Prompt: Search the listing below for the string "this" and show each line that contains it.

━━ Supplied entries

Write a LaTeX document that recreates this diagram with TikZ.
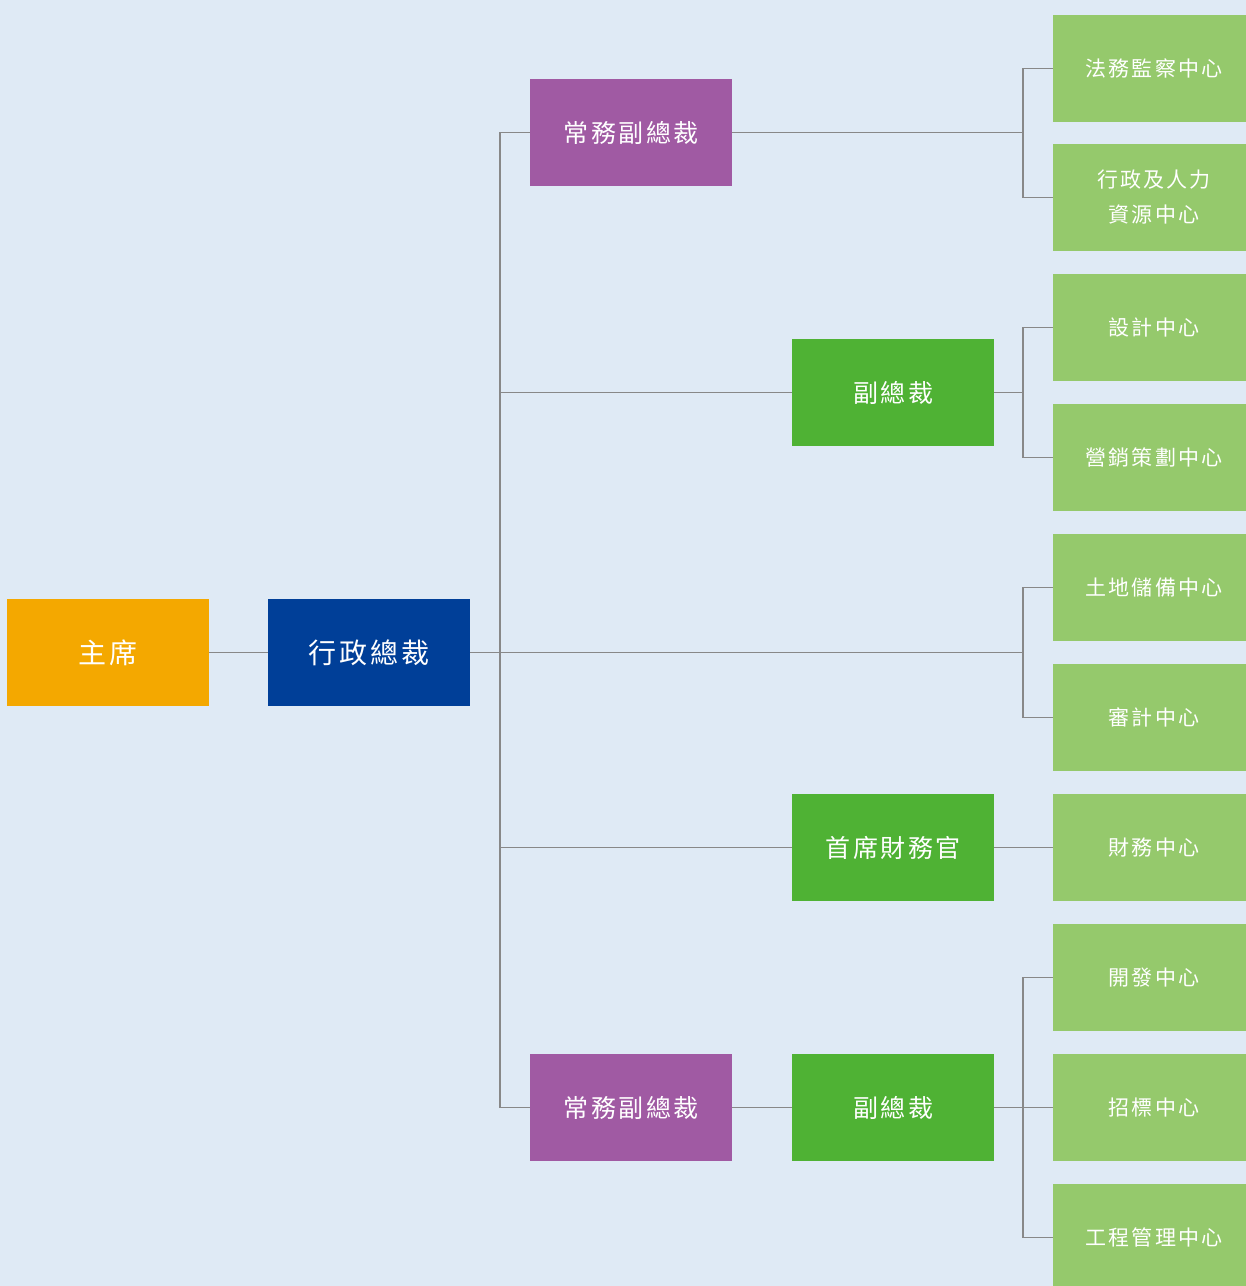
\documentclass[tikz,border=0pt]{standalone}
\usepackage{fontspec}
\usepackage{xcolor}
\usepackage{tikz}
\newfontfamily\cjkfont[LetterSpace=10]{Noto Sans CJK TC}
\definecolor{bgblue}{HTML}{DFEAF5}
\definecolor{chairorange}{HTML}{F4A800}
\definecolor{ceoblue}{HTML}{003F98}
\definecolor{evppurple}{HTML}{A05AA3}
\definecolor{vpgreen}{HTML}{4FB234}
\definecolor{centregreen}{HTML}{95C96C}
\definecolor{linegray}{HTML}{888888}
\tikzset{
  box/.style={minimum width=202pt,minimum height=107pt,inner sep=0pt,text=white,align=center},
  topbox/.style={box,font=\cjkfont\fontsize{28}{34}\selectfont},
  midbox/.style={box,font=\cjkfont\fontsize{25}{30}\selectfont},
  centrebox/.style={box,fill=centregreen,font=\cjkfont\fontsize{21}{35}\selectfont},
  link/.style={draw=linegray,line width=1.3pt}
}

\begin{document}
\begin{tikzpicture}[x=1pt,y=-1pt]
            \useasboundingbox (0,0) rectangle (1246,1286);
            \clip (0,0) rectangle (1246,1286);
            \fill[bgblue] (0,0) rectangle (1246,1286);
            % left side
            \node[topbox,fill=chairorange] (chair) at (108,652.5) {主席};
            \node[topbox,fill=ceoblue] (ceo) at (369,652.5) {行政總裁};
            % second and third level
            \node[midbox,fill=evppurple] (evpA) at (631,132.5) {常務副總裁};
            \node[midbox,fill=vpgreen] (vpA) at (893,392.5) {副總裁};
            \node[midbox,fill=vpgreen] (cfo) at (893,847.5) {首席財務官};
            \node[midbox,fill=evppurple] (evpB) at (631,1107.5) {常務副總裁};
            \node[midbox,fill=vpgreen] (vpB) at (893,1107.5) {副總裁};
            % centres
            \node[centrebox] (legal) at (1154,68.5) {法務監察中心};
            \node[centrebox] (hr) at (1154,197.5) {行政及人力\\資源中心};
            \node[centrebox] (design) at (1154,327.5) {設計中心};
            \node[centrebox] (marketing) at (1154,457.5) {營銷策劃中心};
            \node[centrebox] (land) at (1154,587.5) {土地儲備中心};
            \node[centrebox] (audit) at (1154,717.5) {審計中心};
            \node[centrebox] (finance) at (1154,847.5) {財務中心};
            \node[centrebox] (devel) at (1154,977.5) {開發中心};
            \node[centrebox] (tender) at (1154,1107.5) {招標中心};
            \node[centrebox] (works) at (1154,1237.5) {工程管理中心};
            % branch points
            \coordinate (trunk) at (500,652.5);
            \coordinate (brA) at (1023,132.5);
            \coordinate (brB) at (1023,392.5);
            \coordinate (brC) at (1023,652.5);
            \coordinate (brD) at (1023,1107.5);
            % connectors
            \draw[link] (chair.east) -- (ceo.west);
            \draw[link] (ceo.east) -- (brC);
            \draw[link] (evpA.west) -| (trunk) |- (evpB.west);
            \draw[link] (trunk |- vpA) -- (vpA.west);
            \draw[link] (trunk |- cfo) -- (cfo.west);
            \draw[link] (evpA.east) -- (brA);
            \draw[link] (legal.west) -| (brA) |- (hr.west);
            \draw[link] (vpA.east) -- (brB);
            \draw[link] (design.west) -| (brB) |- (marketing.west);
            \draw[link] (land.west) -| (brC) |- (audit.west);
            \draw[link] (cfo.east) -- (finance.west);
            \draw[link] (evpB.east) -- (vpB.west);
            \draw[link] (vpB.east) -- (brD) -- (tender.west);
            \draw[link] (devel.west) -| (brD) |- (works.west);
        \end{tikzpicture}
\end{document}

━━━━
━━ Supplied entries

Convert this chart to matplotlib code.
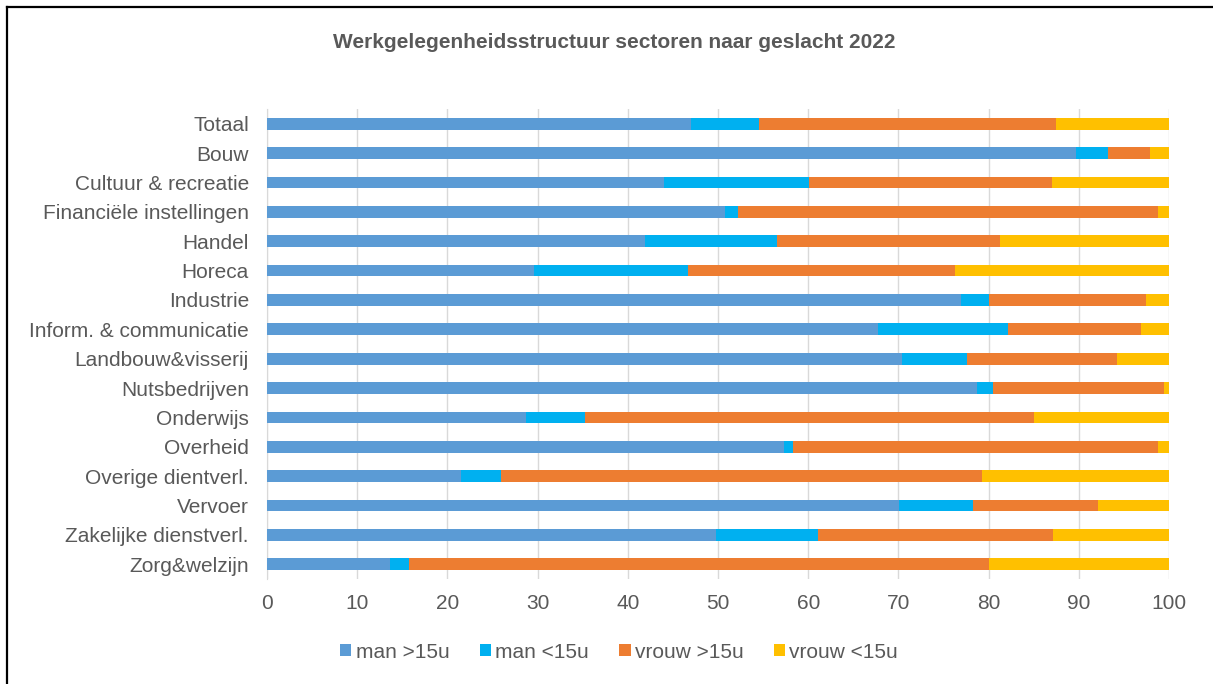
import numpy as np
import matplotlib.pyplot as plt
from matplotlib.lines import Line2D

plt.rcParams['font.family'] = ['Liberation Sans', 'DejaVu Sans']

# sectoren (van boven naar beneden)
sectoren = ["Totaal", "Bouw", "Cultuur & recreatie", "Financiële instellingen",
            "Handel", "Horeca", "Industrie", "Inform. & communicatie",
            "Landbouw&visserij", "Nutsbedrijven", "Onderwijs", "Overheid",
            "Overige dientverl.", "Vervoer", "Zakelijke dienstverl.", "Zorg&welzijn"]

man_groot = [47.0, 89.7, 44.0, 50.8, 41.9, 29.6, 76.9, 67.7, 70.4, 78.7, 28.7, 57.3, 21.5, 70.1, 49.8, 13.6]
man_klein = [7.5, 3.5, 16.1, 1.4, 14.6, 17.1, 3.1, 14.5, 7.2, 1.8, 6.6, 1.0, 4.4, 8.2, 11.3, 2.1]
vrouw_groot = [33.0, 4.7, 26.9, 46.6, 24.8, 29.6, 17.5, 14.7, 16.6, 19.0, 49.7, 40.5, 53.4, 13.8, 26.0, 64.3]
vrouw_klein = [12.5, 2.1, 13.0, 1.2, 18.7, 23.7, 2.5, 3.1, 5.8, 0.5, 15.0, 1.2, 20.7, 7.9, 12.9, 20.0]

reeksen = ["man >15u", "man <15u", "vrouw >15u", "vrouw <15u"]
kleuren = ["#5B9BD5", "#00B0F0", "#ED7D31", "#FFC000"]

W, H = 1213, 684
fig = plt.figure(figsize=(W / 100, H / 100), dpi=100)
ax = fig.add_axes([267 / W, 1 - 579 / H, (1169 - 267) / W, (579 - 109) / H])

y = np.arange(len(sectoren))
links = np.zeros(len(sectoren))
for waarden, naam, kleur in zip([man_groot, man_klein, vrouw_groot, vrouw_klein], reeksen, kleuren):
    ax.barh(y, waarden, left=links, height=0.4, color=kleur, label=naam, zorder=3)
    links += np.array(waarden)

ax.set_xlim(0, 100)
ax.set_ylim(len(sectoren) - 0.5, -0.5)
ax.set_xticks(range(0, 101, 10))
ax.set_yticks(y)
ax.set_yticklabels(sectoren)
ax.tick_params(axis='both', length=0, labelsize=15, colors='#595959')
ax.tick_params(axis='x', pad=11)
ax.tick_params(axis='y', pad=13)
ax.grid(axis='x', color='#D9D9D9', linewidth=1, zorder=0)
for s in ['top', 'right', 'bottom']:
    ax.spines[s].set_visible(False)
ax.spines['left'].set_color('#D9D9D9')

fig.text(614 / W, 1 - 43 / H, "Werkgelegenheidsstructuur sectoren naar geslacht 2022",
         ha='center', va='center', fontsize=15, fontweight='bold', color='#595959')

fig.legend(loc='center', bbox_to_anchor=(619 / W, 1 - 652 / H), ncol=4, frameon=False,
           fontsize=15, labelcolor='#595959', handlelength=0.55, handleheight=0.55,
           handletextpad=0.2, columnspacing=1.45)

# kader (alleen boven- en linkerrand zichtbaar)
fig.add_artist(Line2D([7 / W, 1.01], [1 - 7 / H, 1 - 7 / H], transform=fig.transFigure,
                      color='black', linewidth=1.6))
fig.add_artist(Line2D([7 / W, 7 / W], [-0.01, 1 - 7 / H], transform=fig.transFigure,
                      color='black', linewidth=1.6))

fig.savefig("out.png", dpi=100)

━━━━

Expected output:
Write a LaTeX document that recreates this diagram with TikZ.
Convert this chart to matplotlib code.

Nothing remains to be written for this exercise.